How focus and attentional style impact your job performance
Attentional research shows that we are only able to focus our attention in one of four attentional styles at any given time; awareness, analysis, action or mental rehearsal. That means that if you imagine your attention as a telescope you can direct your attentional focus to do one of the following: observe the environment around you, do analysis & think strategically, to physically repeat an action or to mentally rehearse something.
All of us have an attentional style we spend the most time doing and that usually determines the type of work we excel in. Simply put, if you are good at sales, you probably spend most of your time observing your environment. This means that you are able to pick up on task relevant cues, like a person’s body language and facial expressions so you can adjust your sales pitch to a specific client’s interests.
Consider Paula, for example. Paula is a top performing real estate broker. She consistently lands in the top ten of her organization across Canada. Paula’s attentional styles are, from highest to lowest: awareness, analysis and then repetitive behaviours (rehearsal and action). Paula connects well with people and understands them (awareness). When she lists a person’s house to sell, they know she cares about them and furthermore, will be smart about how she markets the home (analysis). She’s not always great with details (lowest attentional style is repetition and follow through (mental rehearsal/action), especially with details. No worries, Paula has staffed around this by hiring administrative staff to keep track of details and to make sure they all get done.
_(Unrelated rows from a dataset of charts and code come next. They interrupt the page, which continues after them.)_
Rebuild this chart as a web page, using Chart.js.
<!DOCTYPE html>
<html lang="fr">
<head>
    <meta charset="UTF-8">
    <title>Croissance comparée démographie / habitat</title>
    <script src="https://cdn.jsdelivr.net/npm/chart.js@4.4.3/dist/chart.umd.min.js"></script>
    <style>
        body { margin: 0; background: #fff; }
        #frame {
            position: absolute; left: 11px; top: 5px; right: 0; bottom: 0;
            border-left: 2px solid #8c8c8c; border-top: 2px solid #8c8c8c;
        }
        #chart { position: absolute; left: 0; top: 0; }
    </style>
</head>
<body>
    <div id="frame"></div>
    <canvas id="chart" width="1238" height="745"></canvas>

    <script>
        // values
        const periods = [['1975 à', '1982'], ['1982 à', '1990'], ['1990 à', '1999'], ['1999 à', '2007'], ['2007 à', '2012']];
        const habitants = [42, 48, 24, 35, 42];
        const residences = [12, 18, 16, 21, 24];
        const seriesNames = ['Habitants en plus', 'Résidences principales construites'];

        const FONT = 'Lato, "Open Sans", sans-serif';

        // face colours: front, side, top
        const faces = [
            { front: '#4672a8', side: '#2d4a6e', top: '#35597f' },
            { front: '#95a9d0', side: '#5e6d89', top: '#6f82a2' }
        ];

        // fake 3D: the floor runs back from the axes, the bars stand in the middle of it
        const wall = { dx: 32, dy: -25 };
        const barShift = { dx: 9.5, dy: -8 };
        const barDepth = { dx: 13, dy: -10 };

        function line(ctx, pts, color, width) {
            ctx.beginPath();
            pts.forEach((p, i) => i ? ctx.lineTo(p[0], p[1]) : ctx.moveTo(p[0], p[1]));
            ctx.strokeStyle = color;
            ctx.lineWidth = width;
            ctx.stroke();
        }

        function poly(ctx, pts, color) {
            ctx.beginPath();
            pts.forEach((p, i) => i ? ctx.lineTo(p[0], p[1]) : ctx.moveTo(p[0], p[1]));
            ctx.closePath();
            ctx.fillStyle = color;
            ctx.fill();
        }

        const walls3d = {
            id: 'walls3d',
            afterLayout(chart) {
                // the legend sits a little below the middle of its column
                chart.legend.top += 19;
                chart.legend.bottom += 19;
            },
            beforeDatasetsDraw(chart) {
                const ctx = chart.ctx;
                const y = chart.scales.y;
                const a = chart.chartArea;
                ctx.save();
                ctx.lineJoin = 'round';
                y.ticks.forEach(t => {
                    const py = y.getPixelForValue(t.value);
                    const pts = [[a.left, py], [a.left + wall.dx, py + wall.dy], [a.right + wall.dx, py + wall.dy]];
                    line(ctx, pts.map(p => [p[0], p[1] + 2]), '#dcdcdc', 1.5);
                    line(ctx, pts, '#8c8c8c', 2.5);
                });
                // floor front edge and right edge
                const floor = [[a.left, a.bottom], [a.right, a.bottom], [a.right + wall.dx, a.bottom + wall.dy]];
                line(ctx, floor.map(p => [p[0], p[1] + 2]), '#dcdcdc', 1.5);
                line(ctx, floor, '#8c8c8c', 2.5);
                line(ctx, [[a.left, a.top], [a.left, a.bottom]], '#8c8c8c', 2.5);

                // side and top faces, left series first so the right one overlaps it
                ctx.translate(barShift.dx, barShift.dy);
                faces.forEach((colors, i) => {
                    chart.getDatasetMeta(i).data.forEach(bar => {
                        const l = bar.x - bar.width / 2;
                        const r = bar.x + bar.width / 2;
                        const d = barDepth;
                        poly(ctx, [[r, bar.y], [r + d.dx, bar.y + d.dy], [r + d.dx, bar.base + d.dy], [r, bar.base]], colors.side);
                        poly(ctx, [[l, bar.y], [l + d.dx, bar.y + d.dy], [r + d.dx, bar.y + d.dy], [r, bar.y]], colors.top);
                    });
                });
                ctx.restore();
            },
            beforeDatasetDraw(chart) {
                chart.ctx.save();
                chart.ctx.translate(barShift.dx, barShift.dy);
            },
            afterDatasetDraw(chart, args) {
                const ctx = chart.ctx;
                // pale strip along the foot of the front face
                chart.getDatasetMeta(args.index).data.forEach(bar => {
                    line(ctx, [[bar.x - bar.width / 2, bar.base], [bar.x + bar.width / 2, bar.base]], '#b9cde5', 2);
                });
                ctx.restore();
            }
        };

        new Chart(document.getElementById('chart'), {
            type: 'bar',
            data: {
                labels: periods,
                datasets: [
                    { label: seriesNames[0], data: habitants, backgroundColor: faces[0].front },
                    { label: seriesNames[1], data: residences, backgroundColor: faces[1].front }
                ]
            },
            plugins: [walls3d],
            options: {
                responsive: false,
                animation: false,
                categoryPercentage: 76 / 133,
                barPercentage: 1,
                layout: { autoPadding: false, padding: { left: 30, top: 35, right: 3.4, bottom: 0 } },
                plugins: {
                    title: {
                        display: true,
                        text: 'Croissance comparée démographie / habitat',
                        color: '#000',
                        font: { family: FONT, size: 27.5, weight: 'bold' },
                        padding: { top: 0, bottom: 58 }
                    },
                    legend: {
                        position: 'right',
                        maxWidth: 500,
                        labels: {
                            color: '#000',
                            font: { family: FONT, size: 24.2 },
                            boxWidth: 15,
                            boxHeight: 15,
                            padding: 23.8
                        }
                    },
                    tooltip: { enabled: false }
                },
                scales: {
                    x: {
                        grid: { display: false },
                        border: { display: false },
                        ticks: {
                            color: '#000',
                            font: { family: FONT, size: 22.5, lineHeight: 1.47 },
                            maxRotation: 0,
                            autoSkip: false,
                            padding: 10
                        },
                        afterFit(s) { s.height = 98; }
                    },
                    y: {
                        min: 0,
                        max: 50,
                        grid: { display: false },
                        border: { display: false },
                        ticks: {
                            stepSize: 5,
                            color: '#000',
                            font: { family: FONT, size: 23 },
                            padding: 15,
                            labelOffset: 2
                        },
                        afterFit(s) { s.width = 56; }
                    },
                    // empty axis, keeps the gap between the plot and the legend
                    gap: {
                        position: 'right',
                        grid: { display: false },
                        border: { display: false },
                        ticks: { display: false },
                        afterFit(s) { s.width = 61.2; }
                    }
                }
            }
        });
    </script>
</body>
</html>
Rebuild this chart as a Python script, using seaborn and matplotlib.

CEO’s are usually highest in the analysis category. This means they can analyze information and make strategic connections that allow them to lead an organization in a thoughtful way. Accountants do a lot of mental gymnastics (rehearsal) and elite athletes practice important parts of their sport repetitively so they can improve their performance consistently. I demonstrate that my lowest attentional style is repetitive actions everytime I play golf. I can birdie one hole and double par the next!
I’d like to invite you to rate the four attentional styles in the order from highest to lowest with respect to which ones you spend the most time doing. Ask yourself these questions:
- How does this attentional style fit with the biggest components of my job responsibilities?
- When does this style work for me and when does it work against me?
- How can I cue myself to change attentional direction (remember the telescope analogy) when a task requires it?
- Is there an attentional style I would like to develop?
- Am I hiring people with attentional styles to match their job descriptions?
Focusing your attention is a great skill. It does, however, require intention and reminders from yourself, as well as the environment you work in, to do so. Enjoy the benefits from your most used attentional style and start to develop the others. That way, all attentional styles will be accessible to you when you need them.